Les médias, curieusement, se mobilisent tous en même temps. Journaux, radios et télés s’interrogent sur la nécessité d’un examen si lourd et si peu sélectif, puisqu’au terme de deux ans d’essai, 95% des candidats sont reçus. Le Nouvel Observateur en rajoute une couche. Le Monde sort un dossier qui critique l’épreuve de philosophie (une curiosité française) – tout en insérant trois colonnes sur les « ateliers philo » de l’école primaire, bizarre coïncidence…

Une telle coïncidence ne peut pas être le fruit du hasard. Les journalistes ont certainement reçu de mains délicatement attentionnées un dossier sur l’impossible gestion du Bac, ses particularismes si français et si peu européens, ses « inégalités » si peu « citoyennes »…

Ne nous y trompons pas. Pour Bercy, supprimer le Bac en tant qu’examen terminal est un vieux rêve comptable : rien de plus lourd et de plus dispendieux qu’un examen pour 640 000 candidats. Et Bercy n’a pas d’étiquette politique : quelques énarques ou sous-énarques y décident calmement du droit de vie ou de mort de tout ce qui coûte cher et n’est pas le Clémenceau. La Rue de Grenelle, sensible à tout ce qui remonte des organisations de parents d’élèves, se demande depuis des lustres comment éradiquer un examen qui désorganise durablement la vie scolaire, et fait du troisième trimestre, ponts compris, une peau de chagrin. Certains syndicats – le SGEN, pour ne pas le nommer – militent pour remplacer le Bac par un contrôle continu qui donnera tout pouvoir à ceux qui ne veulent surtout pas traumatiser les élèves – 100% garantis.
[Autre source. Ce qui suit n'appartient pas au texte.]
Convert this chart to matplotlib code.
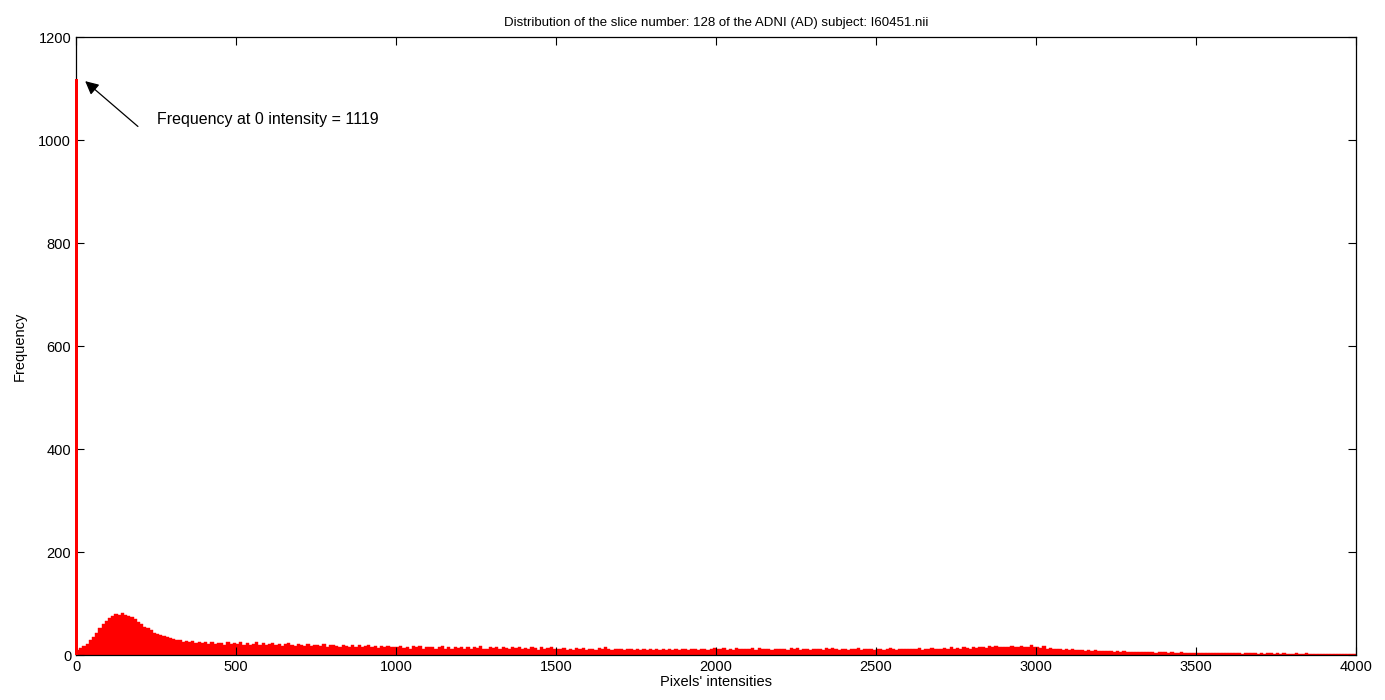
import numpy as np
from matplotlib import pyplot as plt

## Histogram values (bins of 10 intensity units)
freq_zero = 1119  # spike at intensity 0
bin_width = 10
freq = [
    11, 14, 18, 22, 30, 36, 44, 52, 60, 66,
    72, 76, 80, 78, 82, 79, 77, 74, 70, 65,
    60, 55, 52, 48, 44, 42, 40, 37, 35, 34,
    32, 29, 30, 26, 28, 25, 27, 24, 26, 23,
    25, 22, 26, 21, 24, 23, 20, 25, 22, 23,
    21, 25, 20, 24, 19, 22, 25, 20, 23, 19,
    22, 24, 19, 22, 18, 22, 23, 19, 18, 21,
    20, 18, 22, 17, 20, 19, 17, 21, 16, 19,
    19, 17, 16, 20, 18, 15, 19, 16, 19, 16,
    17, 19, 15, 17, 14, 18, 16, 18, 15, 15,
    16, 17, 14, 16, 13, 17, 15, 17, 13, 15,
    15, 16, 13, 15, 17, 13, 15, 12, 16, 14,
    15, 13, 16, 12, 15, 14, 17, 13, 12, 15,
    14, 15, 12, 16, 14, 12, 15, 14, 16, 12,
    14, 12, 15, 14, 11, 15, 13, 14, 16, 12,
    12, 13, 14, 11, 13, 11, 14, 12, 14, 11,
    13, 12, 11, 14, 12, 15, 12, 10, 13, 12,
    12, 10, 13, 12, 11, 12, 10, 13, 11, 13,
    11, 12, 10, 12, 11, 13, 10, 12, 10, 12,
    12, 11, 13, 12, 10, 12, 13, 11, 12, 14,
    13, 12, 14, 11, 13, 11, 14, 12, 13, 12,
    12, 14, 11, 14, 12, 13, 12, 10, 13, 12,
    13, 12, 11, 14, 12, 14, 11, 12, 13, 11,
    12, 13, 12, 11, 14, 12, 14, 12, 11, 13,
    12, 11, 13, 12, 14, 11, 12, 13, 12, 11,
    12, 13, 11, 12, 14, 12, 11, 13, 12, 12,
    13, 12, 12, 14, 11, 13, 12, 14, 12, 13,
    13, 14, 12, 15, 13, 14, 13, 15, 14, 13,
    15, 14, 16, 15, 14, 17, 15, 17, 15, 16,
    16, 15, 18, 16, 15, 17, 16, 15, 19, 16,
    15, 14, 17, 13, 14, 12, 13, 12, 11, 12,
    11, 12, 10, 11, 10, 9, 10, 9, 10, 9,
    9, 8, 9, 8, 7, 8, 7, 8, 7, 7,
    7, 6, 7, 6, 6, 7, 6, 5, 6, 6,
    6, 5, 6, 5, 5, 6, 5, 5, 4, 5,
    5, 4, 5, 5, 4, 5, 4, 4, 5, 4,
    4, 5, 4, 4, 3, 4, 4, 5, 4, 3,
    4, 3, 4, 4, 3, 4, 3, 4, 3, 3,
    3, 4, 3, 3, 4, 3, 3, 2, 3, 3,
    3, 2, 3, 3, 2, 3, 3, 2, 2, 3,
]
bin_starts = np.arange(len(freq)) * bin_width

plt.rcParams['font.family'] = ['Liberation Sans', 'DejaVu Sans']

fig = plt.figure(figsize=(13.85, 7), dpi=100)
ax = fig.add_axes([0.0549, 0.064, 0.9241, 0.883])

ax.bar(bin_starts, freq, width=bin_width, align='edge', color='red',
       edgecolor='red', linewidth=0.3)
## the spike at 0 is drawn over the left spine, as in the original
ax.bar([-2], [freq_zero], width=8, align='edge', color='red', linewidth=0,
       zorder=5, clip_on=False)

ax.set_xlim(0, 4000)
ax.set_ylim(0, 1200)
ax.set_xticks(np.arange(0, 4001, 500))
ax.set_yticks(np.arange(0, 1201, 200))
ax.tick_params(direction='in', top=True, right=True, length=6,
               labelsize=10.5, width=0.8)
for s in ax.spines.values():
    s.set_linewidth(0.9)

ax.set_title('Distribution of the slice number: 128 of the ADNI (AD) subject: I60451.nii',
             fontsize=9.5, pad=8)
ax.set_xlabel("Pixels' intensities", fontsize=10.5, labelpad=1)
ax.set_ylabel('Frequency', fontsize=10.5, labelpad=8)

## Arrow and note for the spike at 0
ax.annotate('', xy=(22, 1118), xytext=(200, 1023),
            arrowprops=dict(arrowstyle='-|>', color='black', lw=0.9,
                            mutation_scale=20))
ax.text(253, 1040, 'Frequency at 0 intensity = 1119', fontsize=11.5,
        va='center', ha='left')

fig.savefig('out.png', dpi=100)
Depuis que les ministres successifs ont trouvé que « Monsieur 80% » était un surnom enviable, le Bac était en sursis. Depuis que les programmes ont autorisé les TPE, ces monuments dédiés au copier-coller, la notion même d’examen anonyme était menacée. Les nouveaux pédagogues, tout en protestant en surfaéce, ne sont pas opposés à l’éradication du Bac tel que nous le connaissons, qui reste, il faut l’avouer, quelque peu élitiste. 80% soit – mais avec des smentions qui créent une hiérarchie insupportable alors que tous les élèves ont droit à l’égalité de traitement, corollaire obligé de la sacro-sainte égalité des chances.

Que la suppression du Bac, ou sa caricature en contrôle continu, ouvre la voie à des examens d’entrée en fac (qui existent déjà, sous une forme ou une autre, en BTS, IUT et classes prépas, sans compter nombre de centres universitaires qui s’arrangent depuis des lustres avec la loi), rien de plus évident. Et c’est pour le coup que l’égalitarisme va montrer son vrai visage, celui d’une sélection arbitraire et sauvage. J’imagine que l’on compte déjà réserver quelques facs à ces bacheliers d’un nouveau type – des réserves d’Indiens, au sens propre, les ghettos universitaires continuant les ghettos scolaires…

Une seule solution immédiatement aménageable : cesser de claironner que le niveau monte, que les bacheliers d’aujourd’hui sont supérieurs à ceux d’hier, que les programmes sont conçus au mieux des Lumières… Et repenser tout de suite l’acquisition du savoir, de la Maternelle à la Terminale, afin d’ôter à ceux qui réclament déjà un examen d’entrée en fac (Monsieur Pitte à Paris IV, par exemple) le plus beau de leurs arguments : le décalage effrayant, maintes fois constaté, entre le diplôme et les compétences. Redonnons au « niveau Bac » ses lettres de noblesse, et nous sauverons ce qui peut encore l’être – la démocratie moins la démagogie.